MADISON - ST. CLAIR RECORD

Sunday, December 22, 2024

Rosenstengel denies class certification in Jimmy John’s alleged wage suppression

Lawsuits
Singerhal

Singer

EAST ST. LOUIS – Chief U.S. District Judge Nancy Rosenstengel denied certification of a national class alleging that Jimmy John’s restaurants suppressed wages through a ban on taking jobs at other Jimmy John’s locations. 

She posted her decision on the docket on July 23, and sealed the order, giving the parties seven days to submit a joint redacted version. 

The class would have included about 600,000 persons at about 2,800 locations.    

Thirteen lawyers represent plaintiff Donald Conrad, nine from California. 

Eight California lawyers and Russell Scott of Belleville represent Jimmy John’s. 

Jimmy John’s dropped its “no poaching” rule nationwide in 2018, under threat of antitrust prosecution in Washington State. 

In that year, Derek Brandt of McCune Wright in Edwardsville filed suit in district court to recover wage losses of Sylas Butler. 

Butler withdrew as lead plaintiff and Conrad replaced him in 2019. 

Conrad retained Hal Singer of Washington, D.C., who compared wages when the rule was in effect to wages after it was halted. 

He found 87 to 91 percent of the class suffered antitrust injury and 100 percent suffered injury as Jimmy John’s broadly reduced compensation. 

He claimed the rule gave stores more labor market power than they otherwise would have enjoyed. 

For Jimmy John’s, economic expert Justin McCrary stated that interests of brands and stores could diverge. 

He stated that Jimmy John’s must strike a balance between expanding and ensuring that each franchisee remains committed to the brand. 

He claimed franchisees granted 88 percent of requests for release from the rule. 

Another expert for Jimmy John’s, Janusz Ordover, exposed the mixture of wages. 

He compared it to measuring people in feet and inches. 

Singer submitted a rebuttal calling the mixture mathematically irrelevant. 

He claimed 14 million data points effectively washed the error away. 

This February, Rosenstengel found his error material and his report unreliable. 

“Comparing inflated estimates of average wages leads to inflated estimates of impact,” Rosenstengel wrote. 
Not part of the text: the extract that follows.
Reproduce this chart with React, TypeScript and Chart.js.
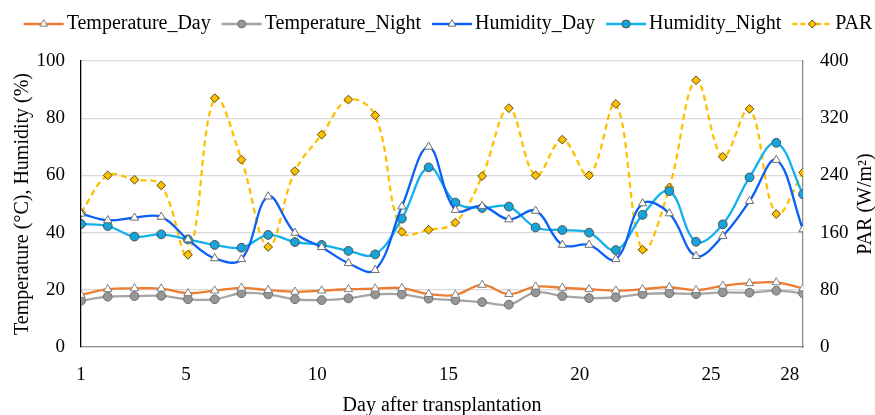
import React, { useEffect, useRef } from 'react';
import { Chart, registerables } from 'chart.js';

Chart.register(...registerables);

const days = [1, 2, 3, 4, 5, 6, 7, 8, 9, 10, 11, 12, 13, 14, 15, 16, 17, 18, 19, 20, 21, 22, 23, 24, 25, 26, 27, 28];
const tickDays = [1, 5, 10, 15, 20, 25, 28];
const temperatureDay = [18.2, 20.2, 20.5, 20.4, 18.8, 19.7, 20.7, 19.9, 19.3, 19.7, 20.2, 20.4, 20.6, 18.5, 18.2, 21.7, 18.5, 21.1, 20.7, 20.2, 19.7, 20.2, 20.9, 19.9, 21.4, 22.3, 22.6, 20.5];
const temperatureNight = [16.2, 17.6, 17.8, 17.9, 16.7, 16.7, 18.8, 18.4, 16.7, 16.4, 17.0, 18.4, 18.4, 16.9, 16.4, 15.7, 14.8, 19.1, 17.8, 17.1, 17.4, 18.5, 18.8, 18.5, 19.1, 19.0, 19.7, 18.8];
const humidityDay = [46.6, 44.3, 45.2, 45.5, 37.6, 31.0, 30.7, 52.6, 39.9, 34.9, 29.3, 26.9, 49.1, 70.0, 47.9, 49.3, 44.6, 47.6, 35.7, 35.7, 30.7, 50.2, 46.7, 31.8, 38.8, 51.0, 65.4, 41.1];
const humidityNight = [43.0, 42.3, 38.6, 39.4, 37.6, 35.7, 34.7, 39.2, 36.7, 35.7, 33.6, 32.4, 44.9, 62.8, 50.5, 48.6, 49.1, 41.8, 40.9, 40.0, 33.9, 46.2, 54.5, 36.8, 42.9, 59.3, 71.4, 53.4];
const par = [188, 240, 234, 226, 129, 348, 262, 140, 246, 297, 346, 324, 161, 164, 174, 239, 334, 240, 290, 240, 340, 136, 223, 373, 266, 333, 186, 244];

const FONT = "'Liberation Serif', 'Times New Roman', serif";

type SeriesStyle = {
  label: string;
  data: number[];
  axis: 'y' | 'y1';
  color: string;
  dash: number[];
  pointStyle: 'triangle' | 'circle' | 'rectRot';
  radius: number;
  fill: string;
  border: string;
};

const series: SeriesStyle[] = [
  { label: 'Temperature_Day', data: temperatureDay, axis: 'y', color: '#ED7D31', dash: [], pointStyle: 'triangle', radius: 4.8, fill: '#ffffff', border: '#7f7f7f' },
  { label: 'Temperature_Night', data: temperatureNight, axis: 'y', color: '#A5A5A5', dash: [], pointStyle: 'circle', radius: 4.4, fill: '#979797', border: '#6e6e6e' },
  { label: 'Humidity_Day', data: humidityDay, axis: 'y', color: '#0A5FF5', dash: [], pointStyle: 'triangle', radius: 4.8, fill: '#ffffff', border: '#6e6e6e' },
  { label: 'Humidity_Night', data: humidityNight, axis: 'y', color: '#12B0EC', dash: [], pointStyle: 'circle', radius: 4.4, fill: '#13A5DC', border: '#505050' },
  { label: 'PAR', data: par, axis: 'y1', color: '#FFC000', dash: [6, 4], pointStyle: 'rectRot', radius: 4.4, fill: '#FFC000', border: '#5a4a10' },
];

function makeLegendImage(s: SeriesStyle): HTMLCanvasElement {
  const c = document.createElement('canvas');
  c.width = 46;
  c.height = 14;
  const ctx = c.getContext('2d')!;
  ctx.strokeStyle = s.color;
  ctx.lineWidth = 2.5;
  ctx.setLineDash(s.dash.length ? [5, 3] : []);
  ctx.beginPath();
  ctx.moveTo(5, 7);
  ctx.lineTo(45, 7);
  ctx.stroke();
  ctx.setLineDash([]);
  ctx.fillStyle = s.fill;
  ctx.strokeStyle = s.border;
  ctx.lineWidth = 1;
  const cx = 25, cy = 7, r = s.radius - 0.4;
  ctx.beginPath();
  if (s.pointStyle === 'circle') {
    ctx.arc(cx, cy, r, 0, Math.PI * 2);
  } else if (s.pointStyle === 'triangle') {
    ctx.moveTo(cx, cy - r);
    ctx.lineTo(cx + r * 0.866, cy + r * 0.5);
    ctx.lineTo(cx - r * 0.866, cy + r * 0.5);
    ctx.closePath();
  } else {
    ctx.moveTo(cx, cy - r);
    ctx.lineTo(cx + r, cy);
    ctx.lineTo(cx, cy + r);
    ctx.lineTo(cx - r, cy);
    ctx.closePath();
  }
  ctx.fill();
  ctx.stroke();
  return c;
}

export default function App() {
  const ref = useRef<HTMLCanvasElement | null>(null);

  useEffect(() => {
    document.body.style.margin = '0';
    if (!ref.current) return;
    const imgs = series.map(makeLegendImage);

    const layoutPlugin = {
      id: 'layoutTweaks',
      beforeInit(chart: any) {
        const legend = chart.legend;
        if (legend) {
          const origFit = legend.fit;
          legend.fit = function () {
            origFit.call(this);
            this.height = 61;
          };
        }
      },
      afterLayout(chart: any) {
        if (chart.legend) {
          chart.legend.left += 12;
          chart.legend.right += 12;
        }
      },
      afterDraw(chart: any) {
        const ctx = chart.ctx;
        const area = chart.chartArea;
        ctx.save();
        ctx.translate(866, (area.top + area.bottom) / 2);
        ctx.rotate(-Math.PI / 2);
        ctx.font = `20px ${FONT}`;
        ctx.fillStyle = '#000';
        ctx.textAlign = 'center';
        ctx.textBaseline = 'middle';
        ctx.fillText('PAR (W/m²)', 0, 0);
        ctx.restore();
      },
    };

    const chart = new Chart(ref.current, {
      type: 'line',
      data: {
        datasets: series.map((s) => ({
          label: s.label,
          data: s.data.map((v, i) => ({ x: days[i], y: v })),
          xAxisID: 'x',
          yAxisID: s.axis,
          borderColor: s.color,
          backgroundColor: s.fill,
          borderWidth: 2.3,
          borderDash: s.dash,
          tension: 0.38,
          pointStyle: s.pointStyle,
          pointRadius: s.radius,
          pointBackgroundColor: s.fill,
          pointBorderColor: s.border,
          pointBorderWidth: 1,
          fill: false,
        })),
      },
      options: {
        responsive: false,
        animation: false,
        layout: { padding: 0 },
        plugins: {
          tooltip: { enabled: false },
          legend: {
            position: 'top',
            labels: {
              usePointStyle: true,
              pointStyleWidth: 30,
              padding: 14,
              color: '#000',
              font: { family: FONT, size: 20 },
              generateLabels: () =>
                series.map((s, i) => ({
                  text: s.label,
                  pointStyle: imgs[i] as any,
                  datasetIndex: i,
                  hidden: false,
                  lineWidth: 0,
                  fillStyle: 'rgba(0,0,0,0)',
                  strokeStyle: 'rgba(0,0,0,0)',
                  fontColor: '#000',
                })),
            },
          },
        },
        scales: {
          x: {
            type: 'linear',
            position: 'bottom',
            display: false,
            min: 1,
            max: 28,
          },
          xLabels: {
            type: 'linear',
            position: 'bottom',
            min: 1,
            max: 28.5,
            afterBuildTicks: (scale: any) => {
              scale.ticks = tickDays.map((v) => ({ value: v }));
            },
            afterFit: (scale: any) => {
              scale.height = 68;
            },
            grid: { display: false, drawTicks: false },
            border: { color: '#8c8c8c', width: 1.3 },
            ticks: {
              color: '#000',
              font: { family: FONT, size: 19 },
              padding: 17,
              autoSkip: false,
              maxRotation: 0,
              callback: (v: any) => String(v),
            },
            title: {
              display: true,
              text: 'Day after transplantation',
              color: '#000',
              font: { family: FONT, size: 20 },
              padding: { top: 0, bottom: -3 },
            },
          },
          y: {
            position: 'left',
            min: 0,
            max: 100,
            afterFit: (scale: any) => {
              scale.width = 81;
            },
            grid: { color: '#d9d9d9', lineWidth: 1.3, drawTicks: false },
            border: { color: '#000', width: 1.3 },
            ticks: {
              stepSize: 20,
              color: '#000',
              font: { family: FONT, size: 19 },
              padding: 16,
            },
            title: {
              display: true,
              text: 'Temperature (°C), Humidity (%)',
              color: '#000',
              font: { family: FONT, size: 20 },
              padding: { top: 11, bottom: 0 },
            },
          },
          y1: {
            position: 'right',
            min: 0,
            max: 400,
            afterFit: (scale: any) => {
              scale.width = 72;
            },
            grid: { display: false, drawTicks: false },
            border: { color: '#8c8c8c', width: 1.3 },
            ticks: {
              stepSize: 80,
              color: '#000',
              font: { family: FONT, size: 19 },
              padding: 17,
            },
          },
        },
      },
      plugins: [layoutPlugin],
    } as any);

    return () => chart.destroy();
  }, []);

  return (
    <div style={{ width: 875, height: 415 }}>
      <canvas ref={ref} width={875} height={415} style={{ width: 875, height: 415, display: 'block' }} />
    </div>
  );
}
She found McCrary and Ordover reliable. 

Conrad’s counsel Dean Harvey of San Francisco moved for reconsideration in March, claiming Rosenstengel didn’t understand Singer’s report. 

“Dr. Singer designed his impact regression with multiple safeguards to ensure that this data issue would not bias his results,” Harvey wrote. 

“This important case should not be resolved on the basis of mistakes of fact and law.” 

For Jimmy John’s, Rachel Brass of San Francisco responded that Singer’s error should have been obvious given the absurdly high hourly wages. 

She claimed Conrad made a choice and must live with it. 

She claimed he couldn’t establish impact for himself, much less for 600,000.  

Rosenstengel denied reconsideration in April. 

“Simply put, the court did not misapprehend Dr. Singer’s report,” she wrote.